America has entered a post-national era, lacking a coherent body politic and the political will to affirm its heritage. For all that, it remains true that nations grow out of ethnic traditions. They exist to serve this group, rather than that one. If you take ethnicity off the table as a political value and justification, you are left with the “proposition nation.” But that proposition is either true everywhere and in all times or not at all. Like the concept of the “proposition nation” itself, “universal human rights” derive from specific, Anglo-European traditions, and so are commonly viewed with skepticism and disdain by the Russians, the Chinese, and others. Nor are peoples interchangeable machine parts, such that their values can be applied any and everywhere.
By now, that should be manifest from America’s disastrous interventionist follies. And yet, conceiving of the world as one vast universalist proposition justifies endless intervention in sovereign nations, whose violations of “human rights” and other normative beliefs require perpetual “correction.” Of course, such interventions all too often serve as a ruse for the material interests of the military-industrial complex.

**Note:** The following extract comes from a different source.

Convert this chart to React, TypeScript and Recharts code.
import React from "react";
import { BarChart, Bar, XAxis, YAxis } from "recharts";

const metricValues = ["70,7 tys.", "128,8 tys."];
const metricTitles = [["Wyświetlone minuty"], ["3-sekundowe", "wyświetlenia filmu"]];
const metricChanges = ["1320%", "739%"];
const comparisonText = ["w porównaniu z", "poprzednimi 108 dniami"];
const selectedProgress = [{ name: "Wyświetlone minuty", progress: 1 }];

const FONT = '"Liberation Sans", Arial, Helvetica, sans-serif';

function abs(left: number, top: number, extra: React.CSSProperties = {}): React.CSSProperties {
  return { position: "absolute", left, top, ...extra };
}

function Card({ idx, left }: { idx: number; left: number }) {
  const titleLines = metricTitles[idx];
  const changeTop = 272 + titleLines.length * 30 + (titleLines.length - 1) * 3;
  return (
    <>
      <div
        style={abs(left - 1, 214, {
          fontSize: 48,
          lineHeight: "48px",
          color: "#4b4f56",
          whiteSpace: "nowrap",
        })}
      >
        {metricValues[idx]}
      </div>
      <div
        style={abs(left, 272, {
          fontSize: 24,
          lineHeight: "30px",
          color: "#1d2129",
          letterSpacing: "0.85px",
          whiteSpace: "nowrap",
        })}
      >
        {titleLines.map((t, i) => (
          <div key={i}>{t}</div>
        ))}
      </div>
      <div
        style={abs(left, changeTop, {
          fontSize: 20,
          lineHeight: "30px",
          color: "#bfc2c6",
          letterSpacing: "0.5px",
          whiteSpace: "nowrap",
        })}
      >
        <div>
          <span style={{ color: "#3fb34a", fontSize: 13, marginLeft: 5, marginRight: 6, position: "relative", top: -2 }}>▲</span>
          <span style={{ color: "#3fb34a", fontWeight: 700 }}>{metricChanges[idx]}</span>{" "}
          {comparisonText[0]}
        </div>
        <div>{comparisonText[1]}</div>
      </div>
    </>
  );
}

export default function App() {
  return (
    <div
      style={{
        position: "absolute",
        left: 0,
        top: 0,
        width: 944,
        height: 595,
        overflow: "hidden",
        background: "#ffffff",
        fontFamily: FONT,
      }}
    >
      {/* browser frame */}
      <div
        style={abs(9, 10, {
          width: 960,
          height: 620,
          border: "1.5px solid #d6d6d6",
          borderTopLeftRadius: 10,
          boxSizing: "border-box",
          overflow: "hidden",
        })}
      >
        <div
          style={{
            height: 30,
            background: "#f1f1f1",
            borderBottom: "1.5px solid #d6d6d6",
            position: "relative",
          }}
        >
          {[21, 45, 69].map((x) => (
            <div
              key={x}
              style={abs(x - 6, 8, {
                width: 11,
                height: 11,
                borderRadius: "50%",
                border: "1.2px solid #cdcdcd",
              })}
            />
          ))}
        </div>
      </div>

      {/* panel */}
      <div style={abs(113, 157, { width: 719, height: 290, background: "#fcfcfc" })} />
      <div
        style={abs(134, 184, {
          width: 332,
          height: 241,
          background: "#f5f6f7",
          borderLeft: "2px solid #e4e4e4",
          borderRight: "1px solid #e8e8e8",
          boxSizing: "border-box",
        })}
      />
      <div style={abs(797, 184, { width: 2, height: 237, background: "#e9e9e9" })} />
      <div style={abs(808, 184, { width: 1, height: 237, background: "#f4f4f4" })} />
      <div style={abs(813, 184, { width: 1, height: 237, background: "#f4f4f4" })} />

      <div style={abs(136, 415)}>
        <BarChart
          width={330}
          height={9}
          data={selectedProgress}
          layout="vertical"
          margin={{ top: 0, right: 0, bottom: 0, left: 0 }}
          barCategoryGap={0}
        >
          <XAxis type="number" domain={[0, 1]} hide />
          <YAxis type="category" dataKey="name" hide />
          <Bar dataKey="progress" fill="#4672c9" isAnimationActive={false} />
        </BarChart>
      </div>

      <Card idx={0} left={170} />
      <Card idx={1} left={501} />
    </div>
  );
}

Last July, in an essay for Jacobite Magazine, I wrote:
[W]e have seen in America that many foreigners are able to assimilate to our way of life. Still, there is a deep historical connection between ethnicity and culture, and it is difficult to have cultural homogeny without a fair amount of ethnic homogeny—unless, that is, there is cultural assimilation, now, alas, widely believed to be “racist.” Nor should we believe that cultural assimilation, very valuable though it is, is some kind of magic formula: some values are just not assimilable, just as some are not compatible with each other. In such cases, it would be best for people to simply leave each other alone. And to call this belief racist or whatever is not only cheap; it is also lazy and ignores the intractable difficulty of the issue.
I would add that excluding ethnicity as a political value and justification implies that the state is to be nothing but a vulgar business network. Indeed, this is the problem with a merit-based immigration system and with the idea that race and gender should be irrelevant to college admissions criteria. What happens, then, to cultural balance and the national good? Would it aid family formation for women to get 70 percent of college degrees? (Note that many men don’t do well in academe and formal education generally owing to nonacademic reasons.) Should Asians and Jews dominate our elite universities?

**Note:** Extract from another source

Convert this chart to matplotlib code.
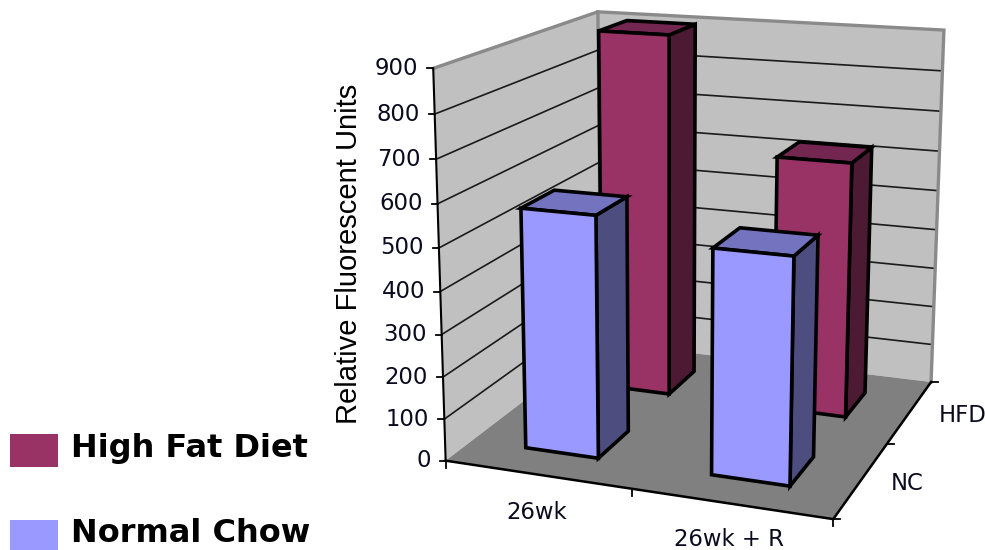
import matplotlib
matplotlib.use('Agg')
import matplotlib.pyplot as plt
from matplotlib.patches import Polygon, Rectangle
import numpy as np

categories = ['26wk', '26wk + R']
series_names = ['NC', 'HFD']
legend_names = ['High Fat Diet', 'Normal Chow']
nc_values = [570, 522]
hfd_values = [903, 627]
value_ticks = [0, 100, 200, 300, 400, 500, 600, 700, 800, 900]

BAR_WIDTH = 0.40
BAR_DEPTH = 0.40
MAX_VALUE = value_ticks[-1]

MAROON = ('#993366', '#732650', '#4d1a33')
PERIWINKLE = ('#9999ff', '#7373bf', '#4d4d80')
WALL = '#c0c0c0'
WALL_EDGE = '#8a8a8a'
FLOOR = '#808080'

# where the corners of the plot box land on the canvas, in (category, series, value)
anchors = [
    ((0, 0, 0), (447, 463)),
    ((0, 0, 900), (433, 67)),
    ((0, 2, 900), (598, 13)),
    ((2, 2, 900), (944, 30)),
    ((2, 2, 0), (932, 383)),
    ((2, 0, 0), (832, 518)),
    ((0, 2, 0), (600, 340)),
]


def fit_camera(pairs):
    rows, rhs = [], []
    for (x, y, z), (px, py) in pairs:
        rows.append([x, y, z, 1, 0, 0, 0, 0, -px * x, -px * y, -px * z])
        rows.append([0, 0, 0, 0, x, y, z, 1, -py * x, -py * y, -py * z])
        rhs += [px, py]
    sol = np.linalg.lstsq(np.array(rows, float), np.array(rhs, float), rcond=None)[0]
    return np.append(sol, 1.0).reshape(3, 4)


camera = fit_camera(anchors)


def project(x, y, z):
    px, py, w = camera @ np.array([x, y, z, 1.0])
    return px / w, py / w


def poly(ax, corners, face, edge, lw, z):
    pts = [project(*c) for c in corners]
    ax.add_patch(Polygon(pts, closed=True, facecolor=face, edgecolor=edge, linewidth=lw,
                         joinstyle='miter', zorder=z))


def line3(ax, corners, color, lw, z=2):
    xs, ys = zip(*[project(*c) for c in corners])
    ax.plot(xs, ys, color=color, lw=lw, zorder=z, solid_capstyle='projecting', solid_joinstyle='miter')


def draw_bar(ax, cat, ser, value, colors, z):
    x0, x1 = cat + 0.5 - BAR_WIDTH / 2, cat + 0.5 + BAR_WIDTH / 2
    y0, y1 = ser + 0.5 - BAR_DEPTH / 2, ser + 0.5 + BAR_DEPTH / 2
    front, top, side = colors
    poly(ax, [(x1, y0, 0), (x1, y1, 0), (x1, y1, value), (x1, y0, value)], side, 'black', 2.6, z)
    poly(ax, [(x0, y0, value), (x1, y0, value), (x1, y1, value), (x0, y1, value)], top, 'black', 2.6, z)
    poly(ax, [(x0, y0, 0), (x1, y0, 0), (x1, y0, value), (x0, y0, value)], front, 'black', 2.6, z)


fig = plt.figure(figsize=(9.85, 5.5), dpi=100)
ax = fig.add_axes([0, 0, 1, 1])
ax.set_xlim(0, 985)
ax.set_ylim(550, 0)
ax.axis('off')

# walls and floor
poly(ax, [(0, 0, 0), (0, 2, 0), (0, 2, MAX_VALUE), (0, 0, MAX_VALUE)], WALL, 'none', 0, 1)
poly(ax, [(0, 2, 0), (2, 2, 0), (2, 2, MAX_VALUE), (0, 2, MAX_VALUE)], WALL, 'none', 0, 1)
poly(ax, [(0, 0, 0), (2, 0, 0), (2, 2, 0), (0, 2, 0)], FLOOR, 'none', 0, 1.5)

for v in value_ticks[1:-1]:
    line3(ax, [(0, 0, v), (0, 2, v), (2, 2, v)], '#1a1a1a', 1.2)

line3(ax, [(0, 0, MAX_VALUE), (0, 2, MAX_VALUE), (2, 2, MAX_VALUE), (2, 2, 0)], WALL_EDGE, 2.4)
line3(ax, [(0, 2, 0), (0, 2, MAX_VALUE)], WALL_EDGE, 2.4, z=1.8)

# axes and tick marks
line3(ax, [(0, 0, 0), (0, 0, MAX_VALUE)], 'black', 1.5, z=3)
line3(ax, [(0, 0, 0), (2, 0, 0), (2, 2, 0)], 'black', 1.8, z=3)
for v in value_ticks:
    px, py = project(0, 0, v)
    ax.plot([px - 6, px], [py, py], color='black', lw=1.3, zorder=3)
    ax.text(px - 15, py, str(v), ha='right', va='center', fontsize=16.4, color='#0b0b20', family='DejaVu Sans')
for c in range(len(categories) + 1):
    px, py = project(c, 0, 0)
    ax.plot([px, px], [py, py + 7], color='black', lw=1.3, zorder=3)
for s in range(len(series_names) + 1):
    px, py = project(2, s, 0)
    ax.plot([px, px + 7], [py, py], color='black', lw=1.3, zorder=3)

for c, name in enumerate(categories):
    px, py = project(c + 0.5, 0, 0)
    ax.text(px - 1.5 * c, py + 38 - 2 * c, name, ha='center', va='center', fontsize=16.4, color='#0b0b20',
            family='DejaVu Sans')
for s, name in enumerate(series_names):
    px, py = project(2, s + 0.5, 0)
    ax.text(px + 29, py + 4, name, ha='left', va='center', fontsize=16.4, color='#0b0b20', family='DejaVu Sans')

ax.text(349, 254, 'Relative Fluorescent Units', rotation=90, ha='center', va='center',
        fontsize=21, color='black', family='Liberation Sans')

# bars, back row first so the front row covers it
for c, v in enumerate(hfd_values):
    draw_bar(ax, c, 1, v, MAROON, 4 + c * 0.1)
for c, v in enumerate(nc_values):
    draw_bar(ax, c, 0, v, PERIWINKLE, 5 + c * 0.1)

# legend
for name, colors, top in zip(legend_names, [MAROON, PERIWINKLE], [434, 520]):
    ax.add_patch(Rectangle((10, top), 48, 33, facecolor=colors[0], edgecolor='none'))
    ax.text(71, top + 14, name, ha='left', va='center', fontsize=23, fontweight='bold',
            color='black', family='DejaVu Sans')

fig.savefig('out.png', dpi=100)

If America is to be regarded as a “proposition nation,” where anyone can be a citizen so long as he values “equality,” “liberty,” and the rest, then the logic of the marketplace entails that the “best citizens” would be those who create the most wealth and earn the highest incomes. It follows that we should, if possible, replace our working class with the world’s best engineers and computer programmers. Yet would such a nation be worth living in? Would it be a nation at all?
Few people find life worth living without values that transcend the marketplace—namely, the particular, affective bonds we share with friends and family, as well as religious beliefs. Why should our nation be any different?